On the other hand, biologist Tim Mousseau at the University of South Carolina at Columbia and his colleagues have found that species richness of forest birds was reduced by more than half when comparing sites with normal background levels of radiation to sites with the highest levels in the exclusion zone, and the numbers of bumblebees, grasshoppers, butteries, dragonflies and spiders decreased too. Analysis of more than 7,700 barn swallows in Chernobyl and other areas in Ukraine and Europe suggested ones from in or near the exclusion zone had higher levels of abnormalities such as deformed toes, beaks and eyes or aberrant coloration, and recent work also suggests that birds living in areas with high levels of radiation around Chernobyl have smaller brains.

Both teams stand by their own work and suggest the other made errors related to geographic variability.

So what can tourists see at Chernobyl? One can often see and feed giant catfish in the 22-square-kilometer nuclear power plant cooling pond, although during cold weather, the pond is frozen over and covered in snow. In the distance, one can also see a giant radar grid roughly 150 meters high—taller than the Great Pyramid of Giza's current height—once meant to track any nuclear missiles launched from the United States. "It needed a lot of power, which is why it was near Chernobyl," Chumak explains.

The city of Pripyat, abandoned after the accident, is frozen in time, with the Communist hammer and sickle still adorning streetlights here. Nature is reclaiming the area, with white birch and green pines hiding many of the blocky Soviet buildings and animal tracks fresh on the snow still covering the ground here in the first week of March.

By a dock near a riverside cafe in Pripyat, the scientists I traveled with started gathering pussy willows, completely unbidden. These flowers bloom under the snow, and the men want to bring them back for International Women's Day on March 8. "These mean spring," says physicist Vitalii Volosky at the Research Center for Radiation Medicine in Kiev.

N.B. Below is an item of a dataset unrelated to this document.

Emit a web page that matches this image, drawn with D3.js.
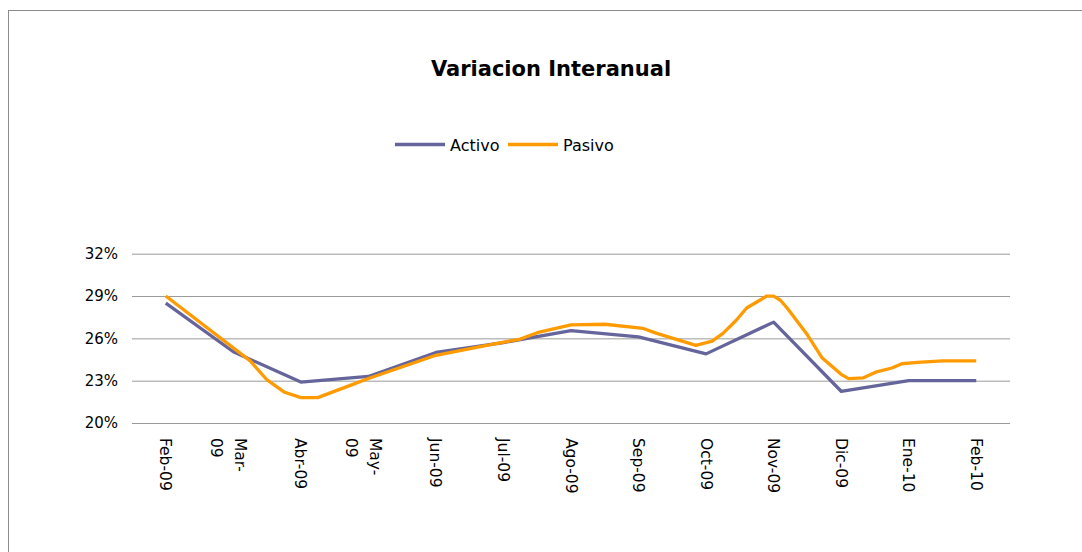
<!DOCTYPE html>
<html>
<head>
<meta charset="utf-8">
<script src="https://cdn.jsdelivr.net/npm/d3@7"></script>
<style>
  body { margin: 0; background: #fff; }
  svg { display: block; font-family: "DejaVu Sans", sans-serif; }
  .chart-title { font-size: 21px; font-weight: bold; }
  .axis text { font-size: 15.5px; fill: #000; }
  .legend text { font-size: 16px; }
</style>
</head>
<body>
<svg width="1082" height="552"></svg>
<script>
const svg = d3.select("svg");

const width = 1082;
const height = 552;

// categories (monthly)
const months = ["Feb-09", "Mar-\n09", "Abr-09", "May-\n09", "Jun-09", "Jul-09", "Ago-09",
    "Sep-09", "Oct-09", "Nov-09", "Dic-09", "Ene-10", "Feb-10"];

// Activo, one value per month (%)
const activo = [28.5, 25.05, 22.9, 23.3, 25.0, 25.7, 26.55, 26.1, 24.9, 27.15, 22.25, 23.0, 23.0];

// Pasivo comes in finer steps: position in months from Feb-09, and value (%)
const pasivoPos = [0, 1.25, 1.5, 1.75, 2, 2.25, 2.75, 3, 4, 4.75, 5.25, 5.5, 6, 6.5, 7.07, 7.27,
    7.85, 8.09, 8.25, 8.45, 8.6, 8.9, 9, 9.1, 9.2, 9.5, 9.72, 10, 10.11, 10.33, 10.51, 10.75,
    10.9, 11.13, 11.5, 12];
const pasivo = [29.0, 24.4, 23.05, 22.2, 21.8, 21.8, 22.7, 23.15, 24.8, 25.5, 25.95, 26.4, 26.95,
    27.0, 26.7, 26.35, 25.5, 25.8, 26.35, 27.3, 28.15, 29.0, 29.0, 28.7, 28.15, 26.25, 24.6,
    23.45, 23.15, 23.2, 23.6, 23.9, 24.2, 24.3, 24.4, 24.4];

const yTicks = [20, 23, 26, 29, 32];

const plot = { left: 132, right: 1010, top: 253.7, bottom: 423 };

// outer frame (runs off the right and bottom edges)
svg.append("rect")
    .attr("x", 8.5)
    .attr("y", 10.5)
    .attr("width", 1200)
    .attr("height", 700)
    .attr("fill", "none")
    .attr("stroke", "#8c8c8c")
    .attr("stroke-width", 1);

const xScale = d3.scaleLinear()
    .domain([-0.5, months.length - 0.5])
    .range([plot.left, plot.right]);

const yScale = d3.scaleLinear()
    .domain([20, 32])
    .range([plot.bottom, plot.top]);

// gridlines + y labels
const yAxis = d3.axisLeft(yScale)
    .tickValues(yTicks)
    .tickFormat(d => d + "%")
    .tickSize(-(plot.right - plot.left))
    .tickPadding(14);

const gy = svg.append("g")
    .attr("class", "axis")
    .attr("transform", `translate(${plot.left}, 0)`)
    .call(yAxis)
    .attr("font-family", null)
    .attr("font-size", null);
gy.select(".domain").remove();
gy.selectAll(".tick line").attr("stroke", "#9a9a9a");
gy.selectAll(".tick text").style("font-size", "15px");

// x labels, rotated to read top to bottom
const gx = svg.append("g")
    .attr("class", "axis");

months.forEach(function(m, i) {
    const lines = m.split("\n");
    const t = gx.append("text")
        .attr("transform", `translate(${xScale(i)}, 438) rotate(90)`)
        .attr("text-anchor", "start");
    if (lines.length === 1) {
        t.append("tspan").attr("x", 0).attr("y", 5.5).text(lines[0]);
    } else {
        t.append("tspan").attr("x", 0).attr("y", -1.5).text(lines[0]);
        t.append("tspan").attr("x", 0).attr("y", 22).text(lines[1]);
    }
});

const line1 = d3.line()
    .x((d, i) => xScale(i))
    .y(d => yScale(d));

const line2 = d3.line()
    .x((d, i) => xScale(pasivoPos[i]))
    .y(d => yScale(d));

svg.append("path")
    .datum(activo)
    .attr("fill", "none")
    .attr("stroke", "#65659b")
    .attr("stroke-width", 3.3)
    .attr("stroke-linejoin", "round")
    .attr("d", line1);

svg.append("path")
    .datum(pasivo)
    .attr("fill", "none")
    .attr("stroke", "#ff9b00")
    .attr("stroke-width", 3.3)
    .attr("stroke-linejoin", "round")
    .attr("d", line2);

svg.append("text")
    .attr("x", 551)
    .attr("y", 76)
    .attr("text-anchor", "middle")
    .attr("class", "chart-title")
    .text("Variacion Interanual");

// legend
const legend = svg.append("g").attr("class", "legend");
const legendItems = [
    { name: "Activo", color: "#65659b", x: 395 },
    { name: "Pasivo", color: "#ff9b00", x: 508 }
];
legendItems.forEach(function(d) {
    legend.append("line")
        .attr("x1", d.x).attr("x2", d.x + 50)
        .attr("y1", 144.5).attr("y2", 144.5)
        .attr("stroke", d.color)
        .attr("stroke-width", 3.3);
    legend.append("text")
        .attr("x", d.x + 55)
        .attr("y", 150.5)
        .text(d.name);
});
</script>
</body>
</html>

Despite the official announcement, tourism to Chernobyl is nothing new—trips have been going there for about a decade. The recent publicity regarding tourism may have its roots in the economic impact of Chernobyl—even two decades after the disaster, roughly 6 percent of the national budgets of both Ukraine and Belarus were still devoted to Chernobyl-related benefits and programs, according to a 2005 report from the Chernobyl Forum, comprised of eight United Nations agencies and the governments of Ukraine, Belarus and Russia. "There is this motivation there to do what can be done to return some of this land to productive use," Mousseau says.

Among those who lived through the disaster, the idea of tourism to Chernobyl brings up strong emotions, just as it might for New Yorkers dealing with 9/11. "If we are wise, we will make Chernobyl a museum for humankind just like Hiroshima and Nagasaki," Chumak says.


Over a million people live in Hiroshima today.